創造力と想像力を伸ばすための環境作りについて考えてみましょう。環境は子どもが自由に思考し、表現することに対して大きな影響を与えます。
「自由に考える時間」を確保する
子どもにとって、自由に考える時間は非常に重要です。忙しい日々の中で、計画された活動や学習も大切ですが、何も決まっていない時間も同じくらい大切です。「今日は何をしようか?」と自由に考え、気が向くままに遊んでみることが、創造力や想像力を刺激します。
「こうしなさい」ではなく、「どうしたい?」と問いかける
親が子どもに指示を出すのではなく、「どうしたい?」と問いかけることも、創造力と想像力を育む方法です。子どもが自分の意見を言うことで、自分自身で考え、試す力がつきます。自由に考えることを促し、子どもが自分のアイデアを形にできるようにサポートすることが大切です。
「型にはまらないおもちゃ」を選ぶ
おもちゃ選びも創造力に影響を与えます。
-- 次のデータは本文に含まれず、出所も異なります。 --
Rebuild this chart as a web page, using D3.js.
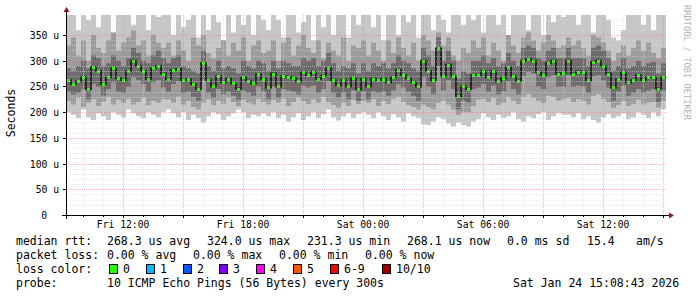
<!DOCTYPE html>
<html>
<head>
<meta charset="utf-8">
<script src="https://cdn.jsdelivr.net/npm/d3@7"></script>
<style>
  body { margin: 0; background: #fff; }
  text { font-family: "DejaVu Sans Mono", monospace; }
</style>
</head>
<body>
<div id="chart"></div>
<script>
// median rtt in microseconds, one value per 15 minutes
var median = [
  262,255,260,269,245,288,280,255,268,285,266,262,280,300,290,280,265,285,290,275,
  265,282,284,262,264,255,245,295,262,250,270,258,265,256,246,268,261,256,274,265,
  248,275,250,270,269,267,260,278,272,278,265,271,285,262,252,262,250,266,245,265,
  250,265,262,265,258,268,282,272,266,258,250,300,280,262,324,270,292,270,231,250,
  245,272,272,280,268,280,260,266,287,270,261,300,303,300,278,272,295,300,275,276,
  300,275,279,278,262,298,300,290,275,248,264,278,258,262,272,262,268,268,246,268
];
// smoke: max / min ping
var pingMax = [
  400,395,360,400,380,400,365,400,400,355,400,390,400,370,400,400,360,400,385,400,
  400,350,400,365,380,400,345,400,360,400,375,340,400,355,400,370,400,350,400,380,
  360,400,380,345,400,400,355,375,400,340,400,365,400,350,390,400,345,400,370,400,
  400,365,400,340,390,400,350,400,375,400,345,400,400,360,400,380,355,400,400,370,
  400,380,400,355,400,400,370,400,345,400,390,400,360,400,400,350,400,375,400,385,
  400,400,370,400,390,355,400,400,380,345,340,360,400,390,400,370,400,360,400,395
];
var pingMin = [
  200,195,188,205,190,185,198,192,185,200,195,190,205,198,192,188,200,195,190,200,
  205,198,190,200,185,195,188,180,192,200,196,185,192,198,205,200,188,195,192,198,
  192,200,188,195,182,190,198,185,192,200,188,196,205,190,184,192,198,188,196,200,
  195,188,200,192,185,196,190,182,198,192,188,176,175,182,190,186,178,172,180,175,
  172,182,186,198,190,185,195,188,192,200,186,182,192,188,196,200,185,192,198,195,
  195,190,198,186,192,185,180,190,196,188,192,198,186,190,200,195,188,200,192,205
];
// smoke: 2nd and 9th ping
var ping2Hi = [
  330,345,310,340,300,350,325,315,340,355,320,335,345,360,330,340,310,350,335,325,
  335,310,340,320,300,345,330,350,315,305,325,340,310,335,320,345,300,330,340,315,
  320,340,300,335,345,310,330,350,325,315,340,305,335,320,310,345,300,330,325,340,
  310,335,320,300,340,315,345,325,310,335,300,350,340,320,355,330,345,310,300,325,
  315,340,325,345,310,335,320,300,350,330,315,345,355,340,320,335,350,340,325,330,
  345,330,340,325,310,350,345,335,320,300,315,330,310,325,340,320,335,315,305,325
];
var ping2Lo = [
  222,215,228,210,218,225,212,220,230,215,224,218,226,215,220,228,214,222,218,225,
  225,218,230,215,222,210,205,218,225,214,222,216,228,220,212,224,218,215,226,220,
  215,224,218,226,212,220,228,222,216,225,218,230,220,214,208,218,212,224,216,222,
  218,225,212,222,216,226,230,220,214,210,205,215,210,206,218,222,215,205,195,200,
  200,212,224,226,220,228,214,218,230,222,216,230,235,228,222,218,232,230,222,225,
  228,220,225,222,215,232,235,226,220,208,214,222,212,216,224,215,218,220,208,222
];
// smoke: 3rd and 8th ping
var ping3Hi = [
  285,280,290,300,285,310,305,290,295,310,300,290,305,325,315,300,295,310,320,305,
  295,305,310,290,285,280,275,320,290,280,300,285,290,285,275,300,290,285,300,295,
  280,300,285,300,295,290,290,305,300,305,290,300,315,295,280,290,285,295,275,295,
  280,295,290,295,285,295,310,300,295,285,280,325,310,290,345,300,320,300,265,280,
  275,300,300,310,295,305,290,295,315,300,290,325,330,325,305,300,320,325,305,305,
  325,305,305,305,290,325,330,320,305,280,290,305,285,290,300,290,295,298,275,295
];
var ping3Lo = [
  240,235,238,245,225,255,250,232,245,258,240,238,250,268,262,255,240,258,262,248,
  240,255,260,238,240,230,222,262,238,228,245,235,240,232,224,242,238,232,250,240,
  225,250,228,245,242,240,235,252,248,252,238,245,260,238,228,238,225,242,222,240,
  225,240,238,240,232,242,255,248,240,232,222,268,250,235,290,242,262,245,205,222,
  218,245,248,255,240,252,235,240,260,245,235,270,278,275,250,245,268,272,250,250,
  272,250,252,250,238,270,272,262,248,222,240,252,232,238,245,238,242,245,220,242
];
var yTicks = [0, 50, 100, 150, 200, 250, 300, 350];
var legendRtt = ["268.3 us avg", "324.0 us max", "231.3 us min", "268.1 us now", "0.0 ms sd", "15.4", "am/s"];
var legendLoss = ["0.00 % avg", "0.00 % max", "0.00 % min", "0.00 % now"];
var lossLabels = ["0", "1", "2", "3", "4", "5", "6-9", "10/10"];
var lossColors = ["#26ff00", "#00b8ff", "#0059ff", "#7e00ff", "#ff00ff", "#ff5500", "#ff0000", "#a10000"];

var start = new Date(2026, 0, 23, 9, 8, 43);
var end = new Date(2026, 0, 24, 15, 8, 43);
var stepMs = 900 * 1000;

var width = 697, height = 297;
var plotL = 66, plotR = 666, plotT = 15, plotB = 215;

var svg = d3.select("#chart").append("svg")
  .attr("width", width)
  .attr("height", height);

var x = d3.scaleTime().domain([start, end]).range([plotL, plotR]);
var y = d3.scaleLinear().domain([0, 389]).range([plotB, plotT]);

var rows = median.map(function(m, i) {
  return {
    t: new Date(+start + i * stepMs), med: m,
    max: pingMax[i], min: pingMin[i],
    h2: ping2Hi[i], l2: ping2Lo[i],
    h3: ping3Hi[i], l3: ping3Lo[i]
  };
});
var last = Object.assign({}, rows[rows.length - 1]);
last.t = end;
var stepRows = rows.concat([last]);

svg.append("clipPath").attr("id", "plotclip")
  .append("rect")
  .attr("x", plotL).attr("y", plotT)
  .attr("width", plotR - plotL).attr("height", plotB - plotT);

var plot = svg.append("g").attr("clip-path", "url(#plotclip)");

function band(hi, lo, color) {
  var area = d3.area()
    .curve(d3.curveStepAfter)
    .x(function(d) { return x(d.t); })
    .y0(function(d) { return y(d[lo]); })
    .y1(function(d) { return y(d[hi]); });
  plot.append("path")
    .datum(stepRows)
    .attr("fill", color)
    .attr("d", area);
}
band("max", "min", "#c6c6c6");
band("h2", "l2", "#9c9c9c");
band("h3", "l3", "#6c6c6c");

// median as dark step line with green loss marks
var medLine = d3.line()
  .curve(d3.curveStepAfter)
  .x(function(d) { return x(d.t); })
  .y(function(d) { return y(d.med); });
plot.append("path")
  .datum(stepRows)
  .attr("fill", "none")
  .attr("stroke", "#262626")
  .attr("stroke-width", 2)
  .attr("d", medLine);

plot.selectAll("rect.med")
  .data(rows)
  .enter().append("rect")
  .attr("class", "med")
  .attr("fill", lossColors[0])
  .attr("x", function(d) { return x(d.t) + 1; })
  .attr("y", function(d) { return Math.round(y(d.med)) - 1; })
  .attr("width", 3)
  .attr("height", 3);

// grid
var grid = svg.append("g");
d3.range(10, 389, 10).forEach(function(v) {
  var yy = Math.round(y(v)) + 0.5;
  grid.append("line")
    .attr("x1", plotL).attr("x2", plotR)
    .attr("y1", yy).attr("y2", yy)
    .attr("stroke", v % 50 === 0 ? "rgba(225,110,110,0.45)" : "rgba(215,215,215,0.55)")
    .attr("stroke-dasharray", "1,1");
});
d3.timeHour.range(start, end).forEach(function(t) {
  var xx = Math.round(x(t)) + 0.5;
  grid.append("line")
    .attr("x1", xx).attr("x2", xx)
    .attr("y1", plotT).attr("y2", plotB)
    .attr("stroke", t.getHours() % 3 === 0 ? "rgba(225,110,110,0.45)" : "rgba(215,215,215,0.55)")
    .attr("stroke-dasharray", "1,1");
  grid.append("line")
    .attr("x1", xx).attr("x2", xx)
    .attr("y1", plotB).attr("y2", plotB + (t.getHours() % 3 === 0 ? 3 : 2))
    .attr("stroke", "#000");
});

// axes
svg.append("line")
  .attr("x1", plotL - 4).attr("x2", plotR + 4)
  .attr("y1", plotB + 0.5).attr("y2", plotB + 0.5)
  .attr("stroke", "#000");
svg.append("line")
  .attr("x1", plotL + 0.5).attr("x2", plotL + 0.5)
  .attr("y1", plotB + 4).attr("y2", plotT - 4)
  .attr("stroke", "#000");
svg.append("path")
  .attr("fill", "#8b1a1a")
  .attr("d", "M" + (plotR + 3) + "," + (plotB - 2.5) + "L" + (plotR + 8) + "," + (plotB + 0.5) + "L" + (plotR + 3) + "," + (plotB + 3.5) + "Z");
svg.append("path")
  .attr("fill", "#8b1a1a")
  .attr("d", "M" + (plotL - 2.5) + "," + (plotT - 3) + "L" + (plotL + 0.5) + "," + (plotT - 8) + "L" + (plotL + 3.5) + "," + (plotT - 3) + "Z");

yTicks.forEach(function(v) {
  var yy = Math.round(y(v)) + 0.5;
  svg.append("line")
    .attr("x1", plotL - 3).attr("x2", plotL)
    .attr("y1", yy).attr("y2", yy)
    .attr("stroke", "#000");
  svg.append("text")
    .attr("x", v === 0 ? 47 : 59)
    .attr("y", yy + 3.5)
    .attr("text-anchor", "end")
    .attr("font-size", "9.7px")
    .attr("fill", "#000")
    .text(v === 0 ? "0" : v + " u");
});

var fmt = d3.timeFormat("%a %H:%M");
d3.timeHour.every(6).range(start, end).forEach(function(t) {
  svg.append("text")
    .attr("x", x(t))
    .attr("y", 228)
    .attr("text-anchor", "middle")
    .attr("font-size", "9.7px")
    .attr("fill", "#000")
    .text(fmt(t));
});

svg.append("text")
  .attr("transform", "translate(15,113) rotate(-90)")
  .attr("text-anchor", "middle")
  .attr("font-size", "11.5px")
  .text("Seconds");

svg.append("text")
  .attr("transform", "translate(684,5) rotate(90)")
  .attr("font-size", "8.7px")
  .attr("fill", "#b4b4b4")
  .text("RRDTOOL / TOBI OETIKER");

// legend
var fs = "11.5px";
function label(tx, ty, s) {
  svg.append("text").attr("x", tx).attr("y", ty)
    .attr("font-size", fs).attr("fill", "#000")
    .text(s);
}
label(16, 245, "median rtt:");
[107, 207, 307, 407, 507, 587, 636].forEach(function(px, i) {
  label(px, 245, legendRtt[i]);
});
label(16, 259, "packet loss:");
[107, 193, 279, 365].forEach(function(px, i) {
  label(px, 259, legendLoss[i]);
});
label(16, 273, "loss color:");
var boxX = [109, 146, 183, 219, 256, 293, 330, 382];
lossLabels.forEach(function(s, i) {
  svg.append("rect")
    .attr("x", boxX[i] + 0.5).attr("y", 264.5)
    .attr("width", 8).attr("height", 9)
    .attr("fill", lossColors[i])
    .attr("stroke", "#000").attr("stroke-width", 1);
  label(boxX[i] + 14, 273, s);
});
label(16, 287, "probe:");
label(107, 287, "10 ICMP Echo Pings (56 Bytes) every 300s");
label(513, 287, "Sat Jan 24 15:08:43 2026");
</script>
</body>
</html>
型にはまったおもちゃではなく、自由に使い方を変えられるおもちゃを選ぶことがポイントです。木のおもちゃはそのシンプルなデザインと自然な素材感が特徴で、子どもたちが自分で使い方を考え、自由に遊ぶことを促します。木製の積み木やパズル、おもちゃの動物たちは、決まった使い方がなく、子ども自身が想像し、創造的に遊ぶことができるため、創造力を自然に引き出します。
さらに、木のおもちゃは手先を使って遊ぶことが多いため、微細運動能力や問題解決能力の発達にも役立ちます。例えば積み木を積み上げたり、パズルを組み合わせることで、空間認識能力や計画性を養うことができます。これにより、子どもは自分の手で何かを作り出す喜びを感じ、達成感を得ることができ、自信や集中力を高めることにもつながります。
最後に
創造力と想像力は、それぞれ「考える力」と「生み出す力」として、子どもの成長において重要な役割を果たします。想像力を育むためには、自由に物語を作る遊びや見立て遊びが有効です。一方、創造力を育むためには、自由に組み立てる遊びやアート&クラフト遊びが効果的です。さらに自由に考える時間を確保し、子どもが自分の発想を表現できる環境を整えることで、両方の力をバランスよく育てることができます。これらの力を育むことで、子どもの発想はどんどん豊かになり、将来に向けての力強い基盤を作ることができるでしょう。